Climate Change Commissioner Rachel Herrera, meanwhile, emphasized the need for industrialized countries to assist developing and vulnerable nations in transitioning to a low-carbon economy and in building community resilience.

“We must be enabled with the capacity, the technology and the means of the implementations to mitigate and to adapt, not because we have a mindset of dependency but because we recognize that doing so cannot be done successfully with using only domestic resources,” Herrera said. "Collective global efforts are very important along with individual country actions and this is the concept of Climate Justice that we have said in Paris. We say “now” and to “leave no one behind,” she added.

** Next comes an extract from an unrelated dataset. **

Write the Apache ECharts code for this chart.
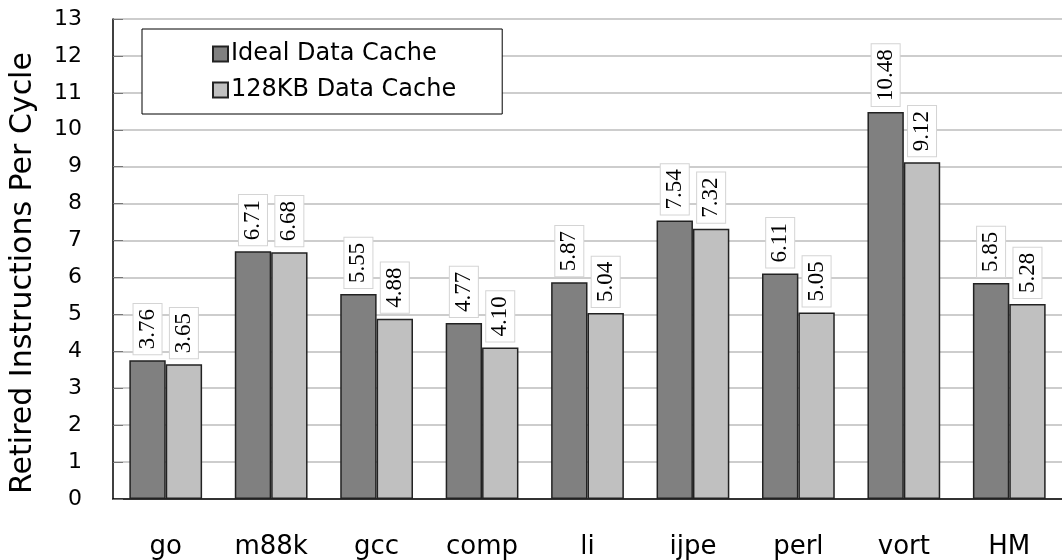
<!DOCTYPE html>
<html><head><meta charset="utf-8">
<script src="https://cdn.jsdelivr.net/npm/echarts@6/dist/echarts.min.js"></script>
<style>html,body{margin:0;padding:0;background:#fff}#c{width:1062px;height:560px}</style>
</head><body><div id="c"></div>
<script>
const categories = ['go','m88k','gcc','comp','li','ijpe','perl','vort','HM'];
const idealValues = [3.76,6.71,5.55,4.77,5.87,7.54,6.11,10.48,5.85];
const kb128Values = [3.65,6.68,4.88,4.10,5.04,7.32,5.05,9.12,5.28];
const seriesNames = ['Ideal Data Cache','128KB Data Cache'];
const yTicks = {min:0,max:13,interval:1};

const sans = 'DejaVu Sans';
const labelCfg = {
  show:true, position:'top', rotate:90, align:'left', verticalAlign:'middle', distance:6,
  fontFamily:'Liberation Serif', fontSize:23, color:'#000',
  backgroundColor:'#fff', borderColor:'#d4d4d4', borderWidth:1, padding:[3,5,2,5],
  formatter: p => p.value.toFixed(2)
};
const chart = echarts.init(document.getElementById('c'));
chart.setOption({
  animation:false,
  grid:{left:112, top:19, bottom:61, right:-8, containLabel:false},
  legend:{
    left:142, top:29, orient:'vertical', backgroundColor:'#fff', borderColor:'#000', borderWidth:1,
    padding:[13,46,12,70], itemGap:12, itemWidth:15, itemHeight:15,
    textStyle:{fontFamily:sans, fontSize:24, color:'#000', padding:[0,0,0,-2]},
    icon:'rect', data:seriesNames
  },
  xAxis:{
    type:'category', data:categories,
    axisLine:{lineStyle:{color:'#000',width:1.5}},
    axisTick:{inside:true,length:10,lineStyle:{color:'#000'}},
    axisLabel:{fontFamily:sans, fontSize:26, color:'#000', margin:35}
  },
  yAxis:{
    type:'value', min:yTicks.min, max:yTicks.max, interval:yTicks.interval,
    name:'Retired Instructions Per Cycle', nameLocation:'middle', nameGap:75, nameRotate:90,
    nameTextStyle:{fontFamily:sans, fontSize:30, color:'#000', padding:[0,28,0,0]},
    axisLine:{show:true,lineStyle:{color:'#000',width:1.5}},
    axisTick:{show:true,inside:true,length:10,lineStyle:{color:'#777'}},
    splitLine:{lineStyle:{color:'#bdbdbd',width:1.5}},
    axisLabel:{fontFamily:sans, fontSize:22, color:'#000', margin:31}
  },
  series:[
    {name:seriesNames[0], type:'bar', data:idealValues, barGap:'0%', barCategoryGap:'31%',
     itemStyle:{color:'#808080', borderColor:'#222', borderWidth:1.5}, label:labelCfg},
    {name:seriesNames[1], type:'bar', data:kb128Values, barGap:'0%', barCategoryGap:'31%',
     itemStyle:{color:'#c0c0c0', borderColor:'#222', borderWidth:1.5}, label:labelCfg}
  ]
});
</script></body></html>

Legarda and Herrera alternately represented the Philippines in the Talanoa Dialogue, a year-long facilitative dialogue officially adopted by the Conference of Parties (COP) to take stock of collective efforts in relation to progress towards the long-term global climate goal and to inform the preparation of nationally determined contributions.[ii]

Talanoa is a traditional word used in Fiji and across the Pacific to reflect a process of inclusive, participatory and transparent dialogue. The purpose of Talanoa is to share stories, build empathy and to make wise decisions for the collective good. The process of Talanoa involves the sharing of ideas, skills and experience through storytelling.

Seven Talanoa groups were set up last May 6 as part of the preparatory phase of the Dialogue. The Philippines is under Talanoa Group Lakeba (Lah-kem-bah).

The group discussions will be summarized along with the totality of submissions and inputs received throughout the year. This summary will lead to a Synthesis Report which will inform the political phase of the Talanoa Dialogue which will take place at COP24 in Katowice, Poland in December 2018.